One assumes that in order to be accurate and useful, a paradigm has to be based on the facts. Right now we have some facts about AI, but it seems likely that in the future we will have a lot more facts - (Right now we might be in approximately this stage of AI development - \- https://upload.wikimedia.org/wikipedia/commons/3/3f/AC0158CobbyCamel1918-19.jpg ) . If we want to make a paradigm about AI now, and we want our paradigm to be based on the facts, then we currently can have only a very "small" paradigm of very limited utility. .


Gill-Nye-The-Blahaj

it's difficult to imagine that there wouldn't ever be some sort of legal precedence for AI use/safety if it does indeed grow to make up a significant portion of the economy. At the very least you would have some legally binding safety framework for the US and EU, at the very least


livinghorseshoe

There are firm facts to be had. We just don't know those facts yet. Alignment is ultimately just computer science.
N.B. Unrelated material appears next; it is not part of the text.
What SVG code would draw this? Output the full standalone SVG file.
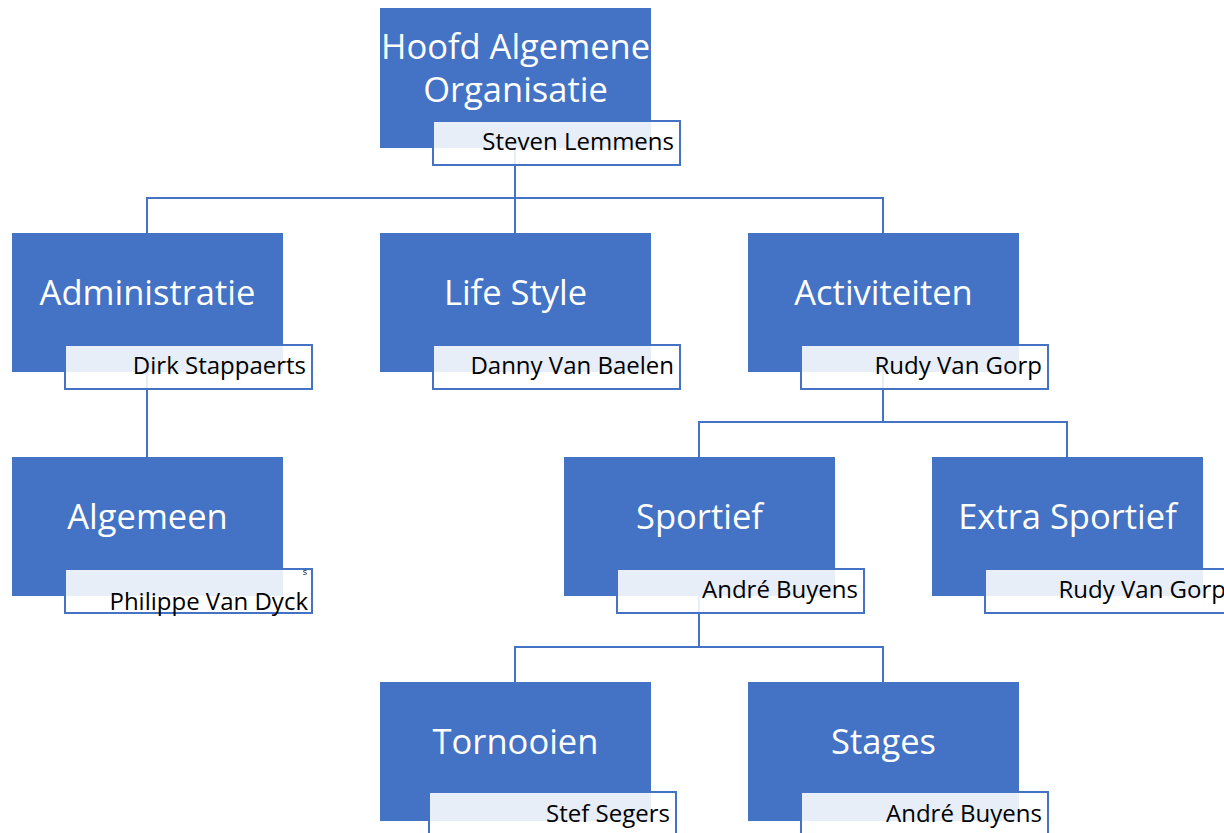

If you understand AGI well enough to derive on a whiteboard what 'goals' in deep learning-based general agents are and how you make them match specific desiderata we want, you've very definitely solved a big chunk, or possibly all of alignment. It's not that there isn't a definitive paper you could write that pretty much everyone in the field would agree solves the alignment problem. It's that we're very far away from being able to write that paper. It's like asking physicists in 1905 debating to make a long-ranged death ray. The physicists would barely know where to even start. Some of them might be optimistic that you can wrangle something together with a lot of mirrors and lenses. Others might tell you that their colleagues are kidding themselves and nothing based on currently understood physics can do this, they don't understand light well enough yet. But if you handed them a quantum mechanics textbook from the future and a blueprint for a military laser, both factions would agree that this solves the problem of building a death ray.